6. Filter Strategy Matters Under Restrictive Filters
Restrictive filters can make vector search harder. If only a small portion of the dataset matches a filter, the search system may need to navigate around many objects that are semantically close but not eligible.
This is especially difficult when the filter has low correlation with the query vector. For example:
Query: “luxury handbags”
Filter:price < 50
The most semantically similar objects may be expensive handbags, but the filter removes them. A filter-aware strategy needs to navigate efficiently toward matching objects instead of wasting work around non-matching ones.
As one concrete example, Weaviate uses ACORN as a filtered vector search strategy for newer collections. ACORN is designed to avoid unnecessary distance calculations on non-matching objects, use multi-hop neighborhood expansion, and seed additional matching entry points. The broader lesson is that relevance under restrictive filters depends on retrieval strategy, not just filter syntax.
7. Filters Work Across Different Search Types
Metadata filtering is not limited to one kind of search. A mature retrieval system should support filters across semantic, vector, keyword, and hybrid search paths.
| Search type | What the filter adds |
|---|---|
near_text | Semantic search plus metadata constraints |
near_vector | Raw vector search plus metadata constraints |
hybrid | Keyword plus vector search inside valid constraints |
bm25 | Keyword search plus metadata constraints |
This is important because production systems rarely rely on one retrieval method forever. A knowledge base may start with vector search, then add keyword matching, then move to hybrid search. The same metadata constraints should continue to apply.
8. Clean Vectorization Improves Relevance Too
Metadata should usually control filtering, not semantic meaning. Fields like IDs, timestamps, status flags, and internal codes often add noise if they are included in the vector representation.

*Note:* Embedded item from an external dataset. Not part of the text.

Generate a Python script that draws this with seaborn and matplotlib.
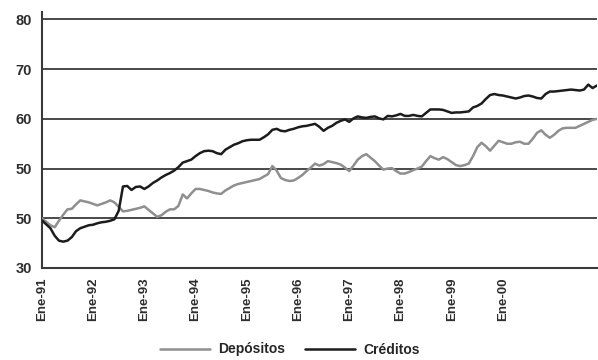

A better pattern is to keep those fields filterable while excluding them from vectorization.
Property(
name="product_id",
data_type=DataType.TEXT,
skip_vectorization=True, # Excluded from the vector
index_filterable=True # Still available as a filter
)
This keeps the embedding focused on semantic content while preserving structured fields for retrieval control.
9. Relevance Improves Most When Metadata Is Added at Ingestion
Filtering only works when useful metadata exists before the query runs. Add the important fields when content is ingested or updated.
Useful retrieval metadata often includes:
- source
- product
- region
- role
- tenant
- status
- created or updated date
- permission label
Good metadata turns filtering into a relevance tool. Weak or inconsistent metadata turns filtering into a source of missing results.
Summary
| Without metadata filtering | With metadata filtering |
|---|---|
| Results are ranked by similarity only. | Results are ranked by similarity inside valid constraints. |
| Wrong-region, wrong-role, or outdated objects can rank highly. | Only contextually valid objects are eligible. |
| Post-filtering can produce weak or empty results. | Pre-filtering improves result stability. |
| RAG context may include irrelevant or unauthorized documents. | RAG context is scoped before generation. |
| Metadata may pollute vectors if vectorized carelessly. | Metadata controls filters while semantic fields shape embeddings. |
Metadata filtering improves vector search relevance because it adds structured control to semantic retrieval. It removes irrelevant results, protects retrieval quality, supports access control, narrows the search space, and helps RAG systems use better context.
The strongest systems treat metadata filtering as part of retrieval architecture, not as an afterthought. Semantic similarity finds meaning. Metadata filtering makes sure that meaning is useful in the right context.